The writer goes on to conlude that "Certainly it suggests that digital magazines are less likely to be opened than their paper sisters (if you believe the readership surveys). I’m not surprised that today print is still the favoured medium. But with the huge cost advantage of digital, I think the figures are pretty respectable. They’ll also be slighly under-reported as pass-on readership will not register as another unique reader."
This caused me to look at the statistics for some of our digital magazine customers to see where they fit under these measures.  For most of our publishing customers, we also deploy the emails announcing each new issue, so we have all the data readily available to measure how many people "received the issue notification" (i.e. email) and then went on to actually open the magazine.  I first looked at email click rates to see how many people clicked the email to access the new issue.  Results varied somewhat, but overall were very much in keeping with the percentages noted above.  This, however, is not the whole picture.  I then went into our Publishers Access Center to see how many people actually visited the issue in question.  Here in all cases, the numbers were much higher - often 30-40% higher.  What does this indicate?  First of all, readers are not necessarily using the email as the access point for the issue at the time they receive it.  Secondly, previous/back issues continue to get new readers long after the notification for a new issue is deployed, so the readership and value of a digital issue continues to grow overtime.  This is especially true where full archive search is readily available (as it is with our offering).
One final point - I do not come to the same conclusion suggested by Mike.  I too am very sceptical about the accuracy of data that is derived by readership surveys and certainly know that as an avid magazine reader, I likely get 5-10 magazines that cross my desk each week.  While I fully intend to read them (and keep them on the corner of my desk to read when I get a moment), I rarely do.  I find myself every couple of weeks trashing/recycling a lot of magazines (most still with the polybag in tact) without having cracked the cover.  I would be difficult to convince that open rates for paper copies are much different than digital open rates.
While the debate between the print and digital worlds will likely continue for some time, there is no doubt that things will continue to change and evolve towards digital.  As a vendor, finding the perfect balance between ease of production for publishers, and the best viewing experience for readers will continue to drive our product development.  Ultimately it is about the power of the content and the relationship and experiences between the reader and the publisher that will lead to success.

Thursday, 11 June 2009

BPA Approves Reporting of Non-Requested Digital Circulation on Publisher Statements

At the recent Audience Development Conference in Chicago, BPA announced changes that may push the take up of digital subscriptions quickly. As noted in a June 8, 2009  article on Audience Development:

According to Glenn Schutz, manager, communications, BPA Worldwide, the Board approved "the reporting of non-requested electronic circ as non-qualified circulation with a paragraph 9 additional comment documenting the sources used."
Schutz added that the Board will also allow "publishers to convert their print customers to digital editions with the provisions that they notify the customers of the change and give them the ability to opt-out." 

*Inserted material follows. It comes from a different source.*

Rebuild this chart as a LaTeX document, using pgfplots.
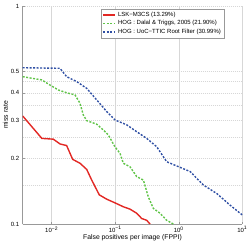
\documentclass[border=0pt]{standalone}
\usepackage{fontspec}
\setmainfont{Liberation Sans}
\usepackage{pgfplots}
\pgfplotsset{compat=1.18}
\definecolor{cred}{RGB}{226,40,36}
\definecolor{cgreen}{RGB}{96,196,72}
\definecolor{cblue}{RGB}{48,80,164}
\definecolor{gridc}{RGB}{215,215,215}
\begin{document}
\begin{tikzpicture}
\begin{axis}[
  scale only axis,
  width=219.6pt, height=218pt,
  xmode=log, ymode=log,
  xmin=0.0035, xmax=10, ymin=0.1, ymax=1,
  axis x line*=bottom, axis y line*=left,
  axis line style={gray!80, line width=0.5pt},
  xtick={0.01,0.1,1,10},
  xticklabels={10\textsuperscript{−2},10\textsuperscript{−1},10\textsuperscript{0},10\textsuperscript{1}},
  ytick={0.1,0.2,0.3,0.4,0.5,1},
  yticklabels={0.1,0.2,0.3,0.4,0.5,1},
  minor ytick={0.15,0.25,0.35,0.45},
  xminorticks=false,
  tick style={gray!80, line width=0.4pt},
  major tick length=2pt,
  minor tick length=0pt,
  tick align=inside,
  xmajorgrids, ymajorgrids, yminorgrids,
  x grid style={gridc, line width=0.5pt},
  y grid style={gridc, line width=0.5pt, dash pattern=on 1.2pt off 0.8pt},
  minor y grid style={gridc, line width=0.5pt, dash pattern=on 1.2pt off 0.8pt},
  ticklabel style={font=\fontsize{6}{7}\selectfont},
  xticklabel style={yshift=1pt},
  xlabel={False positives per image (FPPI)},
  ylabel={miss rate},
  label style={font=\fontsize{6.8}{7.5}\selectfont},
  xlabel style={yshift=5pt},
  ylabel style={yshift=-4pt},
  legend style={at={(0.917,0.986)}, anchor=north east, draw=gray!80, line width=0.4pt,
    font=\fontsize{6}{7}\selectfont, inner sep=1pt, row sep=-1.5pt},
  legend cell align=left,
  legend image code/.code={\draw[#1, line width=1.4pt] (0pt,0pt) -- (12pt,0pt);},
]
\addplot[draw=cred, line width=1.4pt] coordinates {
(0.0035,0.313) (0.0070,0.247) (0.0106,0.245) (0.0135,0.233) (0.0172,0.229)
(0.0214,0.198) (0.0279,0.190) (0.0356,0.178) (0.0427,0.159) (0.0562,0.136)
(0.0735,0.130) (0.0993,0.125) (0.134,0.120) (0.171,0.117) (0.218,0.112)
(0.261,0.106) (0.313,0.104) (0.353,0.100)
};
\addlegendentry{LSK−M3CS (13.29\%)}
\addplot[draw=cgreen, line width=1.4pt, dash pattern=on 2pt off 1.5pt] coordinates {
(0.0035,0.474) (0.0070,0.458) (0.0094,0.434) (0.0127,0.412) (0.0172,0.400)
(0.0233,0.391) (0.0279,0.358) (0.0315,0.316) (0.0356,0.298) (0.0511,0.287)
(0.065,0.270) (0.078,0.256) (0.099,0.226) (0.119,0.211) (0.134,0.190)
(0.171,0.183) (0.218,0.165) (0.278,0.159) (0.332,0.133) (0.398,0.118)
(0.508,0.112) (0.647,0.104) (0.82,0.100)
};
\addlegendentry{HOG : Dalal \& Triggs, 2005 (21.90\%)}
\addplot[draw=cblue, line width=1.4pt, dash pattern=on 2pt off 1.5pt] coordinates {
(0.0035,0.521) (0.0135,0.518) (0.0172,0.474) (0.0248,0.450) (0.0356,0.419)
(0.0511,0.371) (0.0735,0.328) (0.0993,0.300) (0.152,0.285) (0.218,0.265)
(0.313,0.247) (0.451,0.226) (0.647,0.193) (1.0,0.183) (1.51,0.174)
(2.44,0.151) (3.96,0.138) (6.43,0.122) (10,0.110)
};
\addlegendentry{HOG : UoC−TTIC Root Filter (30.99\%)}
\end{axis}
\pgfresetboundingbox
\path[use as bounding box] (-22.7pt,-24pt) rectangle (226.3pt,224pt);
\end{tikzpicture}
\end{document}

While there continues to be debate over this issue, this ruling really only gives digital editions the same status as non-requested print circulation (and is already permitted by ABC).  During a time when many publishers are struggling with the increasing cost of print and distribution in the midst of an advertising recession, this ruling should help publishers move additional readers to digital.  By initially providing non-requested copies in digital this will allow publishers to serve new readers (and still count the circulation)  -- in hopes of encouraging readers to become qualified.  Several of our publishing clients are already being more aggressive in pushing out digital to readers who have requested print but are on controlled waiting lists for print subscriptions to become available.  We certainly don't get a sense that this ruling change will cause publishers to "spam" digital versions to anyone, but instead gives publishers an economic way to serve new and existing readers who they may not be able to serve with print quickly, if at all.

Wednesday, 14 January 2009

Devices are Key to the Future of Digital Magazines and Newspapers

There is a very interesting article posted by Jack Shafer in his blog - Slate.  While Jack is not necessarily a strong supporter of the functionality of digital editions in the marketplace today (except for the New York Times - Times Reader), he makes some excellent points about the how the roll out of devices (and who controls the content on them) will play an increasingly critical part of business content distribution going forward.  Some of his key points that resonate with me:

  • While the Kindle is a major step forward -with its wireless ability to download new content on the go -  the reader experience is still far from great - no colors or fonts or great image display. In addition, its display of non-kindle formats is very cumbersome.  Its design and functioning is intended to make Amazon the gatekeeper for newspaper and magazine content - with them benefiting and publishers potentially losing out as low penetration of the device itself will limit the market potential.
  • Having an industry standard format that would be device agnostic to allow publisher's content to be distributed to many devices - current ones we have now (PCs, Mobile phones, Smart Phones, e-book readers) and ones that continue to evolve,  without a proprietary digital format would be ideal.
  • Such a standard would allow Publishers to directly distribute content themselves, or alternatively use aggregators - like an itunes for magazine and newspaper content, to bundle and sell content in that way.
  • Jack goes on to recognize that while the New York Times Reader format is a step ahead for the reader, he expresses some remorse that the great full page ads are not available, as they are in the print version.   In addition, he recognizes the need to marry great ad content with great content experience as the ultimate solution - for readers and for publishers who need to make money to support ongoing creation of such great content.

As a vendor in the digital edition marketplace today, we are a key part of this evolution, as we constantly work with publishers and readers to improve and deliver content in such a way to maximize the reader experience, maximize the advertising potential, and minimize the disruption to the current content creation and production processes.  There is no doubt that the creation of content will continue to evolve to reflect where the readers and revenue are.  As more readers move from print to digital, more effort will be placed in altering creation processes to create the best experience based on the device used to read.